Wieder in Oldenburg angekommen, wohnt die Familie zunächst bei Lucies Schwester Rebecca Gras und ihrem Ehemann Bernhard in Ofenerdiek. Dann beginnt mit dem deutschen Überfall auf Polen der Zweite Weltkrieg, woraufhin Arthur und wenig später auch Heinrich Junior zur Wehrmacht eingezogen werden. Heinrich findet derweil eine Anstellung bei der Reichsbahn. Daneben hilft er aber auch wieder regelmäßig auf dem Hof seiner mittlerweile verwitweten Stiefschwester Martha in Lintel aus, deren Sohn Benno ebenfalls Kriegsdienst leisten muss.
Auf der Suche nach einem eigenen Domizil werden Heinrich und Lucie in Osternburg fündig. Sie kaufen in der Schützenhofstraße ein Zwei-Familien-Haus, dessen eine Hälfte zunächst noch von einem älteren Ehepaar bewohnt wird. An den Tag des Einzugs kann sich Tochter Hilda zeitlebens gut erinnern: Es ist der 22. Oktober 1940, wenige Tage später feiert sie ihren zwölften Geburtstag.
Überrollt die Wehrmacht 1940 und 1941 noch halb Europa, so zeichnet sich spätestens nach der Anfang 1943 verlorenen Schlacht von Stalingrad ab, dass der Krieg aus deutscher Sicht abermals mit einer Niederlage enden wird.
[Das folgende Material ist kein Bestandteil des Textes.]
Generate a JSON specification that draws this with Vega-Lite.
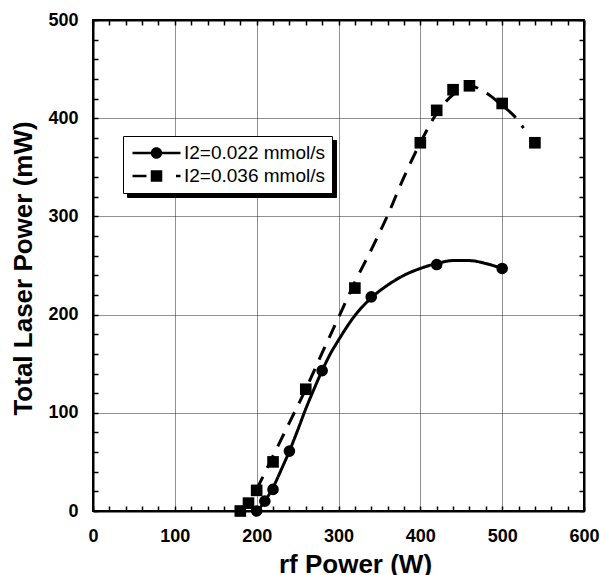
{
  "$schema": "https://vega.github.io/schema/vega-lite/v6.json",
  "width": 491,
  "height": 491,
  "autosize": {"type": "none"},
  "padding": {"left": 93, "top": 20, "right": 16, "bottom": 64},
  "background": "white",
  "config": {
    "view": {"stroke": "black", "strokeWidth": 2},
    "axis": {
      "labelFont": "Liberation Sans",
      "labelFontWeight": "bold",
      "labelFontSize": 18,
      "labelColor": "black",
      "titleFont": "Liberation Sans",
      "titleFontWeight": "bold",
      "titleFontSize": 26,
      "titleColor": "black",
      "tickColor": "black",
      "tickWidth": 1.5,
      "tickSize": -5,
      "domainColor": "black",
      "domainWidth": 2,
      "gridColor": "#222222",
      "gridDash": [1, 1],
      "gridWidth": 1,
      "labelOverlap": false,
      "labelFlush": false
    },
    "legend": {
      "title": null,
      "orient": "none",
      "symbolSize": 400,
      "symbolOpacity": 1,
      "symbolStrokeWidth": 0,
      "labelFont": "Liberation Sans",
      "labelFontSize": 19,
      "labelColor": "black",
      "labelOffset": 34,
      "rowPadding": 3,
      "padding": 7
    }
  },
  "datasets": {
    "fits": [
      {"x": 203, "y": 2, "curve": "I2=0.022 mmol/s"},
      {"x": 210, "y": 10, "curve": "I2=0.022 mmol/s"},
      {"x": 220, "y": 24, "curve": "I2=0.022 mmol/s"},
      {"x": 230, "y": 42, "curve": "I2=0.022 mmol/s"},
      {"x": 240, "y": 61, "curve": "I2=0.022 mmol/s"},
      {"x": 250, "y": 82, "curve": "I2=0.022 mmol/s"},
      {"x": 260, "y": 104, "curve": "I2=0.022 mmol/s"},
      {"x": 270, "y": 124, "curve": "I2=0.022 mmol/s"},
      {"x": 280, "y": 143, "curve": "I2=0.022 mmol/s"},
      {"x": 290, "y": 160, "curve": "I2=0.022 mmol/s"},
      {"x": 300, "y": 174, "curve": "I2=0.022 mmol/s"},
      {"x": 320, "y": 199, "curve": "I2=0.022 mmol/s"},
      {"x": 340, "y": 217, "curve": "I2=0.022 mmol/s"},
      {"x": 360, "y": 230, "curve": "I2=0.022 mmol/s"},
      {"x": 380, "y": 240, "curve": "I2=0.022 mmol/s"},
      {"x": 400, "y": 247, "curve": "I2=0.022 mmol/s"},
      {"x": 420, "y": 252, "curve": "I2=0.022 mmol/s"},
      {"x": 440, "y": 255, "curve": "I2=0.022 mmol/s"},
      {"x": 460, "y": 255, "curve": "I2=0.022 mmol/s"},
      {"x": 480, "y": 252, "curve": "I2=0.022 mmol/s"},
      {"x": 500, "y": 247, "curve": "I2=0.022 mmol/s"},
      {"x": 200, "y": 22, "curve": "I2=0.036 mmol/s"},
      {"x": 220, "y": 56, "curve": "I2=0.036 mmol/s"},
      {"x": 240, "y": 90, "curve": "I2=0.036 mmol/s"},
      {"x": 260, "y": 124, "curve": "I2=0.036 mmol/s"},
      {"x": 280, "y": 161, "curve": "I2=0.036 mmol/s"},
      {"x": 300, "y": 197, "curve": "I2=0.036 mmol/s"},
      {"x": 320, "y": 233, "curve": "I2=0.036 mmol/s"},
      {"x": 340, "y": 266, "curve": "I2=0.036 mmol/s"},
      {"x": 360, "y": 301, "curve": "I2=0.036 mmol/s"},
      {"x": 380, "y": 340, "curve": "I2=0.036 mmol/s"},
      {"x": 400, "y": 375, "curve": "I2=0.036 mmol/s"},
      {"x": 420, "y": 405, "curve": "I2=0.036 mmol/s"},
      {"x": 440, "y": 424, "curve": "I2=0.036 mmol/s"},
      {"x": 460, "y": 433, "curve": "I2=0.036 mmol/s"},
      {"x": 480, "y": 426, "curve": "I2=0.036 mmol/s"},
      {"x": 500, "y": 413, "curve": "I2=0.036 mmol/s"},
      {"x": 515, "y": 402, "curve": "I2=0.036 mmol/s"},
      {"x": 526, "y": 390, "curve": "I2=0.036 mmol/s"}
    ],
    "points": [
      {"x": 200, "y": 0, "series": "I2=0.022 mmol/s"},
      {"x": 210, "y": 10, "series": "I2=0.022 mmol/s"},
      {"x": 220, "y": 22, "series": "I2=0.022 mmol/s"},
      {"x": 240, "y": 61, "series": "I2=0.022 mmol/s"},
      {"x": 280, "y": 143, "series": "I2=0.022 mmol/s"},
      {"x": 340, "y": 218, "series": "I2=0.022 mmol/s"},
      {"x": 420, "y": 251, "series": "I2=0.022 mmol/s"},
      {"x": 500, "y": 247, "series": "I2=0.022 mmol/s"},
      {"x": 180, "y": 0, "series": "I2=0.036 mmol/s"},
      {"x": 190, "y": 8, "series": "I2=0.036 mmol/s"},
      {"x": 200, "y": 21, "series": "I2=0.036 mmol/s"},
      {"x": 220, "y": 50, "series": "I2=0.036 mmol/s"},
      {"x": 260, "y": 124, "series": "I2=0.036 mmol/s"},
      {"x": 320, "y": 227, "series": "I2=0.036 mmol/s"},
      {"x": 400, "y": 375, "series": "I2=0.036 mmol/s"},
      {"x": 420, "y": 408, "series": "I2=0.036 mmol/s"},
      {"x": 440, "y": 429, "series": "I2=0.036 mmol/s"},
      {"x": 460, "y": 433, "series": "I2=0.036 mmol/s"},
      {"x": 500, "y": 415, "series": "I2=0.036 mmol/s"},
      {"x": 540, "y": 375, "series": "I2=0.036 mmol/s"}
    ]
  },
  "layer": [
    {
      "data": {"name": "fits"},
      "mark": {"type": "line", "interpolate": "monotone", "strokeWidth": 3, "color": "black"},
      "encoding": {
        "x": {
          "field": "x", "type": "quantitative",
          "scale": {"domain": [0, 600], "nice": false, "zero": false},
          "axis": {
            "orient": "bottom",
            "title": "rf Power (W)",
            "values": [0,20,40,60,80,100,120,140,160,180,200,220,240,260,280,300,320,340,360,380,400,420,440,460,480,500,520,540,560,580,600],
            "labelExpr": "datum.value % 100 === 0 ? datum.label : ''",
            "labelPadding": 21,
            "grid": true,
            "gridOpacity": {"condition": {"test": "datum.value % 100 === 0", "value": 1}, "value": 0},
            "titleX": 262,
            "titleY": 40
          }
        },
        "y": {
          "field": "y", "type": "quantitative",
          "scale": {"domain": [0, 500], "nice": false},
          "axis": {
            "orient": "left",
            "title": "Total Laser Power (mW)",
            "values": [0,20,40,60,80,100,120,140,160,180,200,220,240,260,280,300,320,340,360,380,400,420,440,460,480,500],
            "labelExpr": "datum.value % 100 === 0 ? datum.label : ''",
            "labelPadding": 20,
            "grid": true,
            "gridOpacity": {"condition": {"test": "datum.value % 100 === 0", "value": 1}, "value": 0},
            "titleX": -57,
            "titleY": 248
          }
        },
        "strokeDash": {
          "field": "curve", "type": "nominal",
          "scale": {"range": [[1, 0], [14, 10]]},
          "legend": null
        }
      }
    },
    {
      "data": {"name": "points"},
      "mark": {"type": "point", "filled": true, "color": "black", "opacity": 1, "size": 135},
      "encoding": {
        "x": {
          "field": "x", "type": "quantitative",
          "axis": {
            "orient": "top",
            "title": null,
            "labels": false,
            "grid": false,
            "values": [0,20,40,60,80,100,120,140,160,180,200,220,240,260,280,300,320,340,360,380,400,420,440,460,480,500,520,540,560,580,600]
          }
        },
        "y": {
          "field": "y", "type": "quantitative",
          "axis": {
            "orient": "right",
            "title": null,
            "labels": false,
            "grid": false,
            "values": [0,20,40,60,80,100,120,140,160,180,200,220,240,260,280,300,320,340,360,380,400,420,440,460,480,500]
          }
        },
        "shape": {
          "field": "series", "type": "nominal",
          "scale": {"domain": ["I2=0.022 mmol/s", "I2=0.036 mmol/s"], "range": ["circle", "square"]},
          "legend": {
            "legendX": 34,
            "legendY": 120,
            "zindex": 1,
            "fillColor": "black",
            "strokeColor": "black",
            "labelColor": "black"
          }
        }
      }
    },
    {
      "data": {"name": "fits"},
      "mark": {"type": "point", "filled": true, "color": "black", "opacity": 0},
      "encoding": {
        "x": {"field": "x", "type": "quantitative", "axis": null},
        "y": {"field": "y", "type": "quantitative", "axis": null},
        "shape": {
          "field": "curve", "type": "nominal",
          "scale": {
            "domain": ["I2=0.022 mmol/s", "I2=0.036 mmol/s"],
            "range": [
              "M-0.75,-0.13H4.05V0.13H-0.75Z M2.225,0A0.575,0.575,0,1,1,1.075,0A0.575,0.575,0,1,1,2.225,0Z",
              "M-0.75,-0.13H0.65V0.13H-0.75Z M1.075,-0.575H2.225V0.575H1.075Z M3.6,-0.13H4.05V0.13H3.6Z"
            ]
          },
          "legend": {
            "legendX": 30,
            "legendY": 116,
            "zindex": 2,
            "fillColor": "white",
            "strokeColor": "black",
            "labelColor": "black",
            "symbolFillColor": "black",
            "symbolOpacity": 1
          }
        }
      }
    }
  ],
  "resolve": {"axis": {"x": "independent", "y": "independent"}, "scale": {"shape": "independent"}}
}
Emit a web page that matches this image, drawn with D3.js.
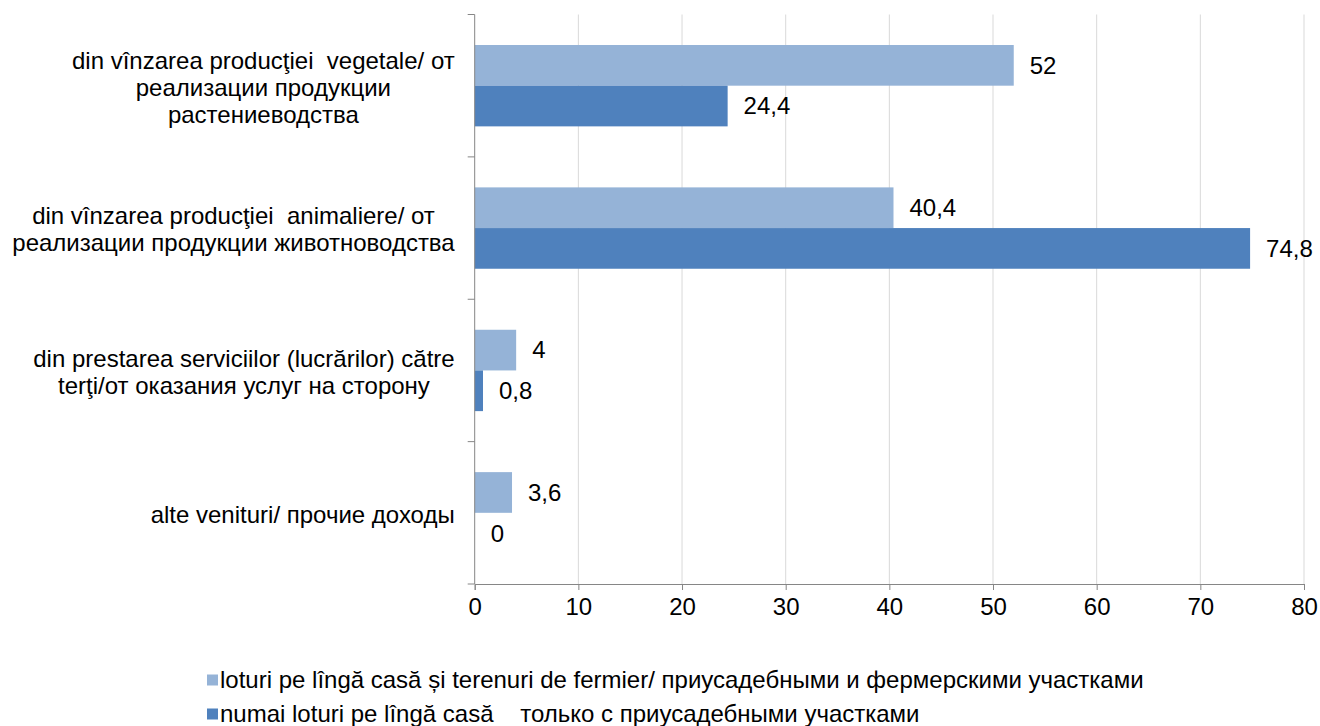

Heinrichs und Lucies Söhne kommen dabei vergleichsweise glimpflich davon: Arthur gerät nach der Landung der Alliierten in der Normandie in amerikanische Gefangenschaft und verbringt die letzte Phase des Krieges in einem Lager in Großbritannien. Nach der Freilassung bleibt er in England, heiratet und wandert später mit Ehefrau Kathleen und drei Kindern nach Ontario aus. Heinrich Junior wiederum kehrt nach Oldenburg zurück und heiratet dort seine Schiffspassagen-Spielgefährtin Hermine Borchers, deren Eltern Brasilien schon Anfang der 30er Jahre den Rücken gekehrt hatten. Die 1947 aus dieser Verbindung hervorgehende Tochter Inka ist Heinrichs und Lucies erstes Enkelkind.
Ingrid und Christa, die 1952 und 1953 geborenen Kinder von Tochter Hilda und ihrem Ehemann Günter Kubale, wachsen in den 50er und 60er Jahren mit ihren Eltern im Zwei-Familien-Haus der Großeltern auf. Ihnen und seinem liebevoll gepflegten Garten widmet Heinrich als Rentner viel Zeit. Obwohl Stiefschwester Martha bereits 1951 im Alter von nur 62 Jahren verstorben ist, hält er bis ins hohe Alter engen Kontakt zu deren Kindern und Enkeln. An den Teil seiner Jugend, den er vor Ausbruch des Ersten Weltkriegs in Lintel verbracht hat, denkt er auch in dieser späten Phase seines Lebens gern zurück. Den Wunsch, mit Lucie noch einmal Brasilien zu besuchen oder andere ferne Länder zu entdecken, verspürt er hingegen nie: Die weiteste Reise, die er nach 1940 unternimmt, führt ihn für einige Tage in die Lüneburger Heide.
Heinrich stirbt am 26. April 1971, kurz vor seinem 82. Geburtstag. Beerdigt ist er vier Tage später auf dem Städtischen Friedhof Kreyenbrück.